For the record, Mr. Libeskind, who was visiting New York from Berlin to promote his proposal for the World Trade Center site, is in many ways a Western purist -- as in Western Europe. He wears small black-framed eyeglasses by Alain Mikli and black suits from Giorgio Armani. But two years ago, as a ''so there'' gesture to his staff, who had all told him he would never make a scheduled lecture in Bozeman, Mont. (so often does he miss engagements in more major metropoles), he went out and bought a pair of cowboy boots as proof that he had done it.

He hasn't taken them off since. ''I now understand why cowboys die with their boots on,'' Mr. Libeskind said. [....] ''They completely change how you walk,'' he said. ''You walk more formally, more vertically. It's hard to walk sloppily.'' The higher cowboy heel, as on a woman's high-heeled shoe, adds inches to the length of the stride, lending force and even purpose to one's gait. Meanwhile, the heel's inward curve softens the ground's impact, making walking more comfortable. For Mr. Libeskind, who said he travels 200 days of the year, comfort is important. ''I don't even take them off on the plane,'' he boasted.

But he also enjoys the bit of discomfort they give others. [....]
Also, there are no shoelaces to come untied. Case closed.

--Jeff Weintraub
=========================
New York Times
Sunday, January 26, 2003
These Boots Are Made for Drafting
By David Colman

All right, you architecture freaks, listen up. Daniel Libeskind, the master of avant-garde construction, has a news flash.

''The first perfect marriage of form and function wasn't in the Bauhaus,'' Mr. Libeskind said last week, his mischievous eyes twinkling as he brandished his black cowboy boots like a pair of nickel-plated six-shooters. ''It was the Old West.''

For the record, Mr. Libeskind, who was visiting New York from Berlin to promote his proposal for the World Trade Center site, is in many ways a Western purist -- as in Western Europe. He wears small black-framed eyeglasses by Alain Mikli and black suits from Giorgio Armani. But two years ago, as a ''so there'' gesture to his staff, who had all told him he would never make a scheduled lecture in Bozeman, Mont. (so often does he miss engagements in more major metropoles), he went out and bought a pair of cowboy boots as proof that he had done it.
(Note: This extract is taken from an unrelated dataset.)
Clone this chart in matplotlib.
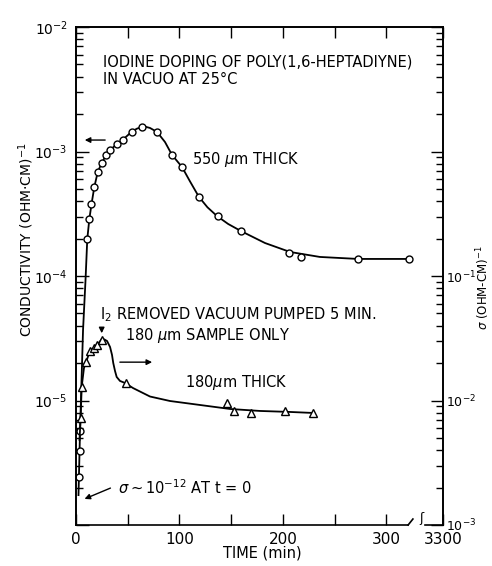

He hasn't taken them off since. ''I now understand why cowboys die with their boots on,'' Mr. Libeskind said. The calf-high boots, $207, were the plainest at Carter's Cobbler Shoppe in Bozeman, handmade for the store in black elk skin with the barest bit of decorative white topstitching.

''They completely change how you walk,'' he said. ''You walk more formally, more vertically. It's hard to walk sloppily.'' The higher cowboy heel, as on a woman's high-heeled shoe, adds inches to the length of the stride, lending force and even purpose to one's gait. Meanwhile, the heel's inward curve softens the ground's impact, making walking more comfortable. For Mr. Libeskind, who said he travels 200 days of the year, comfort is important. ''I don't even take them off on the plane,'' he boasted.

But he also enjoys the bit of discomfort they give others. A man whose personal style is necessarily pragmatic -- he has to present himself to committees and public forums as a serious architect, he said -- the boots give him a note of color, black though they are. And while Mr. Libeskind has not devoted much of his mind's square footage to cowboy lore or style, the boots remind him of the optimistic (renegade, even) tradition of the American West, a place where one could dream big and buck the rules. As a United States citizen, born in Poland and now living in Germany, he savors a touch of American patriotism. ''Even Hegel wanted to go to the American West,'' he said.

''The boots have a certain levity,'' Mr. Libeskind added. ''Life can't get too serious.''

Certainly they have a startling effect on some audiences. ''I was being interviewed on the BBC the other day by a very proper man,'' the architect recounted. ''And he looked down and said, 'My God, Mr. Libeskind, are you wearing cowboy boots?' He was horrified.'' Mr. Libeskind's office was similarly stunned when he walked into the office in the boots, he said.

But the style judgment he rates most highly is the one his 13-year-old daughter, Rachel, handed down. ''When she first saw them, she looked at me as if I had come down from Mars,'' he said. ''But after a few days, she said to me, 'I thought about it, Dad, and they're O.K. They're cool.' ''

Leave the world to its laced-up ways. The teenager has spoken.